Here’s the thing. Alan Turing never got to stand on a stage like this and look out at all of these disconcertingly attractive faces. I do. And that’s the most unfair thing I’ve ever heard. So in this brief time here, what I wanted to do was say this: When I was 16-years-old, I tried to kill myself because I felt weird and I felt different, and I felt like I did not belong. And now I’m standing here — and so I would like this moment to be for this kid out there who feels like she’s weird or she’s different or she doesn’t fit in anywhere: Yes, you do. I promise you do. Stay weird, stay different— and then, when it’s your turn, and you are standing on this stage, please pass the same message to the next person who comes along.
I’m not gay, but I don’t think you have to be gay to have a gay hero. Growing up, Alan Turing was certainly mine. … I’m also not the greatest mathematician of my generation. We have lots of biographical differences, but nonetheless I always identified with him so much.
His high-pitched voice already stood out above the general murmur of well-behaved junior executives grooming themselves for promotion within the Bell corporation. Then he was suddenly heard to say: "No, I'm not interested in developing a powerful brain. All I'm after is just a mediocre brain, something like the President of the American Telephone and Telegraph Company."
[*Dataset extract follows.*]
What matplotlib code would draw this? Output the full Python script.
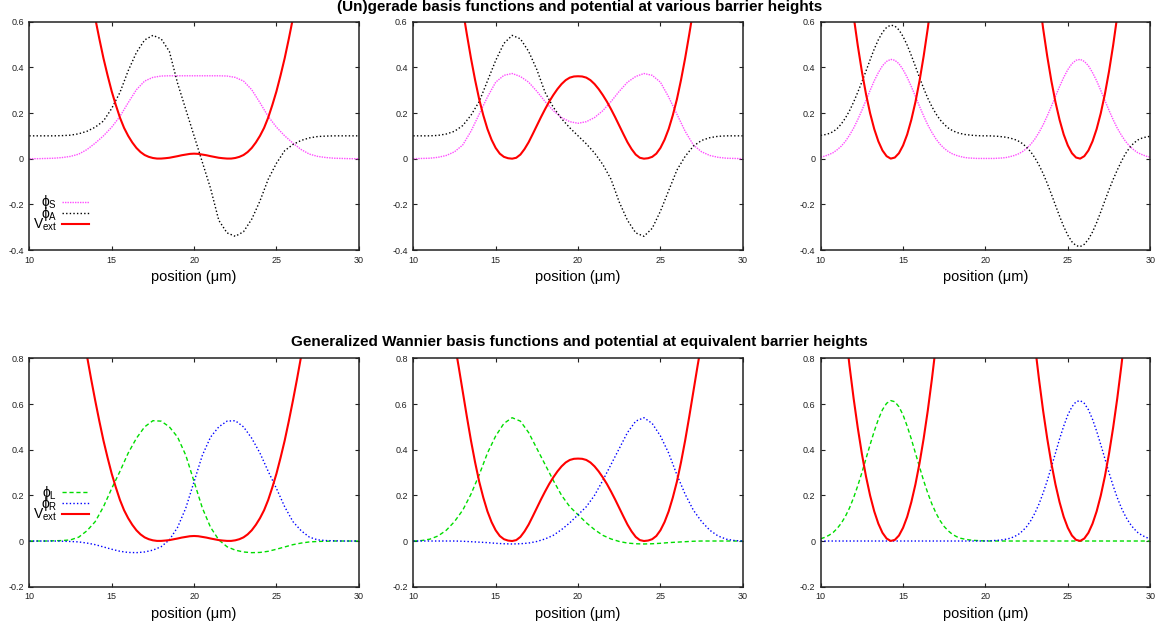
import numpy as np
import matplotlib
matplotlib.use('Agg')
import matplotlib.pyplot as plt
from matplotlib.ticker import FuncFormatter

plt.rcParams['font.family'] = ['Liberation Sans', 'DejaVu Sans']
plt.rcParams['mathtext.default'] = 'regular'
plt.rcParams['axes.unicode_minus'] = False

# sample positions (um)
x = np.linspace(10, 30, 41)       # 0.5 um steps
x_fine = np.linspace(10, 30, 81)  # 0.25 um steps

# external potentials (sampled on x_fine), low / medium / high barrier
V_low = [3.0, 2.8, 2.6, 2.42, 2.25, 2.07, 1.9, 1.74, 1.58, 1.44, 1.3, 1.17, 1.05, 0.93, 0.81,
         0.71, 0.615, 0.525, 0.44, 0.365, 0.295, 0.235, 0.18, 0.135, 0.1, 0.071, 0.047,
         0.029, 0.016, 0.008, 0.003, 0.0005, 0.0005, 0.002, 0.004, 0.0075, 0.011, 0.015,
         0.018, 0.021, 0.022, 0.021, 0.018, 0.015, 0.011, 0.0075, 0.004, 0.002, 0.0005,
         0.0005, 0.003, 0.008, 0.016, 0.029, 0.047, 0.071, 0.1, 0.135, 0.18, 0.235, 0.295,
         0.365, 0.44, 0.525, 0.615, 0.71, 0.81, 0.93, 1.05, 1.17, 1.3, 1.44, 1.58, 1.74,
         1.9, 2.07, 2.25, 2.42, 2.6, 2.8, 3.0]
V_mid = [2.1, 1.95, 1.8, 1.67, 1.55, 1.42, 1.3, 1.19, 1.08, 0.975, 0.87, 0.765, 0.655, 0.545,
         0.44, 0.345, 0.26, 0.19, 0.13, 0.083, 0.047, 0.022, 0.008, 0.002, 0.0, 0.004, 0.018,
         0.042, 0.072, 0.108, 0.145, 0.182, 0.217, 0.25, 0.279, 0.305, 0.327, 0.344, 0.355,
         0.36, 0.361, 0.36, 0.355, 0.344, 0.327, 0.305, 0.279, 0.25, 0.217, 0.182, 0.145,
         0.108, 0.072, 0.042, 0.018, 0.004, 0.0, 0.002, 0.008, 0.022, 0.047, 0.083, 0.13,
         0.19, 0.26, 0.345, 0.44, 0.545, 0.655, 0.765, 0.87, 0.975, 1.08, 1.19, 1.3, 1.42,
         1.55, 1.67, 1.8, 1.95, 2.1]
V_high = [2.18, 1.94, 1.70, 1.49, 1.285, 1.10, 0.925, 0.767, 0.624, 0.496, 0.382, 0.283,
          0.199, 0.130, 0.076, 0.036, 0.011, 0.0003, 0.005, 0.024, 0.058, 0.106, 0.170,
          0.248, 0.341, 0.449, 0.571, 0.709, 0.86, 1.03, 1.21, 1.40, 1.58, 1.75, 1.90,
          2.03, 2.14, 2.22, 2.28, 2.31, 2.32, 2.31, 2.28, 2.22, 2.14, 2.03, 1.90, 1.75,
          1.58, 1.40, 1.21, 1.03, 0.86, 0.709, 0.571, 0.449, 0.341, 0.248, 0.170, 0.106,
          0.058, 0.024, 0.005, 0.0003, 0.011, 0.036, 0.076, 0.130, 0.199, 0.283, 0.382,
          0.496, 0.624, 0.767, 0.925, 1.10, 1.285, 1.49, 1.70, 1.94, 2.18]

# gerade (S) and ungerade (A, drawn shifted by +0.1) states
phiS_low = [0.0, 0.0, 0.001, 0.002, 0.005, 0.01, 0.02, 0.04, 0.068, 0.1, 0.138, 0.185,
            0.245, 0.302, 0.34, 0.356, 0.362, 0.363, 0.363, 0.363, 0.363, 0.363, 0.363,
            0.363, 0.362, 0.356, 0.34, 0.302, 0.245, 0.185, 0.138, 0.1, 0.068, 0.04, 0.02,
            0.01, 0.005, 0.002, 0.001, 0.0, 0.0]
phiA_low = [0.1, 0.1, 0.1, 0.1, 0.101, 0.103, 0.109, 0.12, 0.138, 0.165, 0.22, 0.29, 0.385,
            0.465, 0.52, 0.54, 0.525, 0.47, 0.33, 0.215, 0.1, -0.015, -0.13, -0.27, -0.325,
            -0.34, -0.32, -0.265, -0.185, -0.09, -0.02, 0.035, 0.062, 0.08, 0.091, 0.097,
            0.099, 0.1, 0.1, 0.1, 0.1]
phiS_mid = [0.0, 0.001, 0.002, 0.006, 0.014, 0.03, 0.06, 0.12, 0.195, 0.27, 0.335, 0.365,
            0.373, 0.36, 0.335, 0.295, 0.25, 0.21, 0.18, 0.162, 0.155, 0.162, 0.18, 0.21,
            0.25, 0.295, 0.335, 0.36, 0.373, 0.365, 0.335, 0.27, 0.195, 0.12, 0.06, 0.03,
            0.014, 0.006, 0.002, 0.001, 0.0]
phiA_mid = [0.1, 0.1, 0.1, 0.102, 0.108, 0.12, 0.145, 0.19, 0.25, 0.34, 0.43, 0.505, 0.54,
            0.525, 0.47, 0.39, 0.29, 0.225, 0.175, 0.135, 0.1, 0.065, 0.025, -0.025, -0.09,
            -0.19, -0.27, -0.325, -0.34, -0.305, -0.23, -0.14, -0.05, 0.01, 0.055, 0.08,
            0.092, 0.098, 0.1, 0.1, 0.1]
phiS_high = [0.007, 0.011, 0.018, 0.026, 0.039, 0.055, 0.076, 0.103, 0.134, 0.171, 0.212,
             0.255, 0.299, 0.341, 0.377, 0.407, 0.426, 0.435, 0.431, 0.416, 0.390, 0.356,
             0.316, 0.273, 0.229, 0.187, 0.148, 0.115, 0.086, 0.063, 0.045, 0.031, 0.021,
             0.014, 0.009, 0.005, 0.003, 0.002, 0.001, 0.001, 0.001, 0.001, 0.001, 0.002,
             0.003, 0.005, 0.009, 0.014, 0.021, 0.031, 0.045, 0.063, 0.086, 0.115, 0.148,
             0.187, 0.229, 0.273, 0.316, 0.356, 0.390, 0.416, 0.431, 0.435, 0.426, 0.407,
             0.377, 0.341, 0.299, 0.255, 0.212, 0.171, 0.134, 0.103, 0.076, 0.055, 0.039,
             0.026, 0.018, 0.011, 0.007]
phiA_high = [0.102, 0.105, 0.110, 0.118, 0.132, 0.152, 0.178, 0.210, 0.248, 0.291, 0.336,
             0.384, 0.433, 0.480, 0.521, 0.553, 0.575, 0.585, 0.581, 0.564, 0.535, 0.497,
             0.452, 0.404, 0.355, 0.308, 0.265, 0.228, 0.196, 0.170, 0.150, 0.134, 0.123,
             0.115, 0.110, 0.106, 0.104, 0.102, 0.101, 0.100, 0.100, 0.100, 0.099, 0.098,
             0.096, 0.094, 0.090, 0.085, 0.077, 0.066, 0.050, 0.030, 0.004, -0.028, -0.065,
             -0.108, -0.155, -0.204, -0.252, -0.297, -0.335, -0.364, -0.381, -0.385, -0.375,
             -0.353, -0.321, -0.280, -0.233, -0.184, -0.136, -0.091, -0.050, -0.012, 0.022,
             0.048, 0.068, 0.082, 0.090, 0.095, 0.098]

# generalized Wannier functions, left / right
phiL_low = [0.0, 0.0, 0.0, 0.001, 0.002, 0.005, 0.017, 0.045, 0.085, 0.15, 0.23, 0.305,
            0.385, 0.45, 0.5, 0.527, 0.525, 0.5, 0.455, 0.375, 0.26, 0.145, 0.06, 0.005,
            -0.025, -0.04, -0.048, -0.051, -0.05, -0.045, -0.036, -0.026, -0.016, -0.009,
            -0.004, -0.002, -0.001, 0.0, 0.0, 0.0, 0.0]
phiR_low = [0.0, 0.0, 0.0, 0.0, -0.001, -0.002, -0.004, -0.009, -0.016, -0.026, -0.036,
            -0.045, -0.05, -0.051, -0.048, -0.04, -0.025, 0.005, 0.06, 0.145, 0.26, 0.375,
            0.455, 0.5, 0.525, 0.527, 0.5, 0.45, 0.385, 0.305, 0.23, 0.15, 0.085, 0.045,
            0.017, 0.005, 0.002, 0.001, 0.0, 0.0, 0.0]
phiL_mid = [0.0, 0.002, 0.008, 0.022, 0.047, 0.085, 0.135, 0.205, 0.29, 0.385, 0.46, 0.515,
            0.54, 0.525, 0.475, 0.405, 0.335, 0.265, 0.2, 0.15, 0.115, 0.08, 0.05, 0.025,
            0.009, -0.002, -0.009, -0.012, -0.013, -0.012, -0.01, -0.007, -0.005, -0.003,
            -0.001, 0.0, 0.0, 0.0, 0.0, 0.0, 0.0]
phiR_mid = [0.0, 0.0, 0.0, 0.0, 0.0, 0.0, -0.001, -0.003, -0.005, -0.007, -0.01, -0.012,
            -0.013, -0.012, -0.009, -0.002, 0.009, 0.025, 0.05, 0.08, 0.115, 0.15, 0.2,
            0.265, 0.335, 0.405, 0.475, 0.525, 0.54, 0.515, 0.46, 0.385, 0.29, 0.205, 0.135,
            0.085, 0.047, 0.022, 0.008, 0.002, 0.0]
phiL_high = [0.010, 0.016, 0.025, 0.037, 0.055, 0.078, 0.108, 0.145, 0.190, 0.242, 0.299,
             0.361, 0.422, 0.481, 0.533, 0.575, 0.603, 0.615, 0.610, 0.588, 0.552, 0.503,
             0.447, 0.385, 0.324, 0.264, 0.210, 0.162, 0.122, 0.089, 0.063, 0.044, 0.029,
             0.019, 0.012, 0.008, 0.005, 0.003, 0.002, 0.001, 0.0, 0.0, 0.0, 0.0, 0.0, 0.0,
             0.0, 0.0, 0.0, 0.0, 0.0, 0.0, 0.0, 0.0, 0.0, 0.0, 0.0, 0.0, 0.0, 0.0, 0.0, 0.0,
             0.0, 0.0, 0.0, 0.0, 0.0, 0.0, 0.0, 0.0, 0.0, 0.0, 0.0, 0.0, 0.0, 0.0, 0.0, 0.0,
             0.0, 0.0, 0.0]
phiR_high = [0.0, 0.0, 0.0, 0.0, 0.0, 0.0, 0.0, 0.0, 0.0, 0.0, 0.0, 0.0, 0.0, 0.0, 0.0,
             0.0, 0.0, 0.0, 0.0, 0.0, 0.0, 0.0, 0.0, 0.0, 0.0, 0.0, 0.0, 0.0, 0.0, 0.0, 0.0,
             0.0, 0.0, 0.0, 0.0, 0.0, 0.0, 0.0, 0.0, 0.0, 0.0, 0.001, 0.002, 0.003, 0.005,
             0.008, 0.012, 0.019, 0.029, 0.044, 0.063, 0.089, 0.122, 0.162, 0.210, 0.264,
             0.324, 0.385, 0.447, 0.503, 0.552, 0.588, 0.610, 0.615, 0.603, 0.575, 0.533,
             0.481, 0.422, 0.361, 0.299, 0.242, 0.190, 0.145, 0.108, 0.078, 0.055, 0.037,
             0.025, 0.016, 0.010]

title_top = '(Un)gerade basis functions and potential at various barrier heights'
title_bottom = 'Generalized Wannier basis functions and potential at equivalent barrier heights'
xlabel = 'position (\u03bcm)'

red = '#ff0000'
magenta = '#ff4cff'
green = '#00dd00'
blue = '#0000ff'

fig = plt.figure(figsize=(11.59, 6.23), dpi=100)

lefts = [0.0253, 0.3566, 0.7081]
width = 0.2843
row_bottoms = [0.5987, 0.0583]
height = 0.3665


def fmt(v, pos):
    return '%g' % round(v, 2)


def style_axes(ax, ylim, yticks):
    ax.set_xlim(10, 30)
    ax.set_ylim(*ylim)
    ax.set_xticks([10, 15, 20, 25, 30])
    ax.set_yticks(yticks)
    ax.xaxis.set_major_formatter(FuncFormatter(fmt))
    ax.yaxis.set_major_formatter(FuncFormatter(fmt))
    ax.tick_params(direction='in', length=3, width=0.8, labelsize=6.5, pad=4,
                   top=True, right=True, colors='#222222')
    for s in ax.spines.values():
        s.set_linewidth(1.1)
        s.set_color('#222222')
    ax.set_xlabel(xlabel, fontsize=10.5, labelpad=4)


top_sets = [(x, V_low, phiS_low, phiA_low),
            (x, V_mid, phiS_mid, phiA_mid),
            (x_fine, V_high, phiS_high, phiA_high)]
bottom_sets = [(x, V_low, phiL_low, phiR_low),
               (x, V_mid, phiL_mid, phiR_mid),
               (x_fine, V_high, phiL_high, phiR_high)]

leg_kw = dict(loc='lower left', frameon=False, markerfirst=False, fontsize=10,
              handlelength=1.9, handletextpad=0.35, labelspacing=-0.45,
              borderpad=0, borderaxespad=0)

for i, (xs, V, s, a) in enumerate(top_sets):
    ax = fig.add_axes([lefts[i], row_bottoms[0], width, height])
    hs, = ax.plot(xs, s, color=magenta, lw=1.0, ls=(0, (1, 0.8)))
    ha, = ax.plot(xs, a, color='black', lw=1.0, ls=(0, (1, 1.6)))
    hv, = ax.plot(x_fine, V, color=red, lw=1.5)
    style_axes(ax, (-0.4, 0.6), [-0.4, -0.2, 0, 0.2, 0.4, 0.6])
    if i == 0:
        ax.legend([hs, ha, hv], [r'$\phi_S$', r'$\phi_A$', r'$V_{ext}$'],
                  bbox_to_anchor=(0.011, 0.073), **leg_kw)

for i, (xs, V, l, r) in enumerate(bottom_sets):
    ax = fig.add_axes([lefts[i], row_bottoms[1], width, height])
    hl, = ax.plot(xs, l, color=green, lw=1.0, ls=(0, (3, 2)))
    hr, = ax.plot(xs, r, color=blue, lw=1.0, ls=(0, (1, 1.6)))
    hv, = ax.plot(x_fine, V, color=red, lw=1.5)
    style_axes(ax, (-0.2, 0.8), [-0.2, 0, 0.2, 0.4, 0.6, 0.8])
    if i == 0:
        ax.legend([hl, hr, hv], [r'$\phi_L$', r'$\phi_R$', r'$V_{ext}$'],
                  bbox_to_anchor=(0.011, 0.277), **leg_kw)

fig.text(0.5, 0.9888, title_top, ha='center', va='center', fontsize=11, fontweight='bold')
fig.text(0.5, 0.451, title_bottom, ha='center', va='center', fontsize=11, fontweight='bold')

fig.savefig('out.png', dpi=100)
Andrew Hodges, describing an incident which occurred in the New York AT & T lab cafeteria in 1943, in Alan Turing: The Enigma of Intelligence (1983), p. 251.
He wondered what one might ask in a structured conversation to decide if one's interlocutor was a human being or a computer. ...but the ultimate Turing test might be to pose the question "How would a guilt-stricken homosexual commit suicide?" Would a computer ever conceive of eating an apple laced with cyanide?
Although a mathematician, Turing took quite an interest in the engineering side of computer design. There was some discussion in 1947 as to whether a cheaper substance than mercury could not be found for use as an ultrasonic delay medium. Turing's contribution to this discussion was to advocate the use of gin, which he said contained alcohol and water in just the right proportions to give a zero temperature coefficient of propagation velocity at room temperature.
Maurice V. Wilkes, "Computers Then and Now", Journal of the ACM15 (1), (January 1968), pp. 1-7.
Turing had a strong predeliction for working things out from first principles, usually in the first instance without consulting any previous work on the subject, and no doubt it was this habit which gave his work that characteristically original flavor. I was reminded of a remark which Beethoven is reputed to have made when he was asked if he had heard a certain work of Mozart which was attracting much attention. He replied that he had not, and added "neither shall I do so, lest I forfeit some of my own originality."
He was particularly fond of little programming tricks (some people would say that he was too fond of them to be a "good" programmer) and would chuckle with boyish good humor at any little tricks I may have used.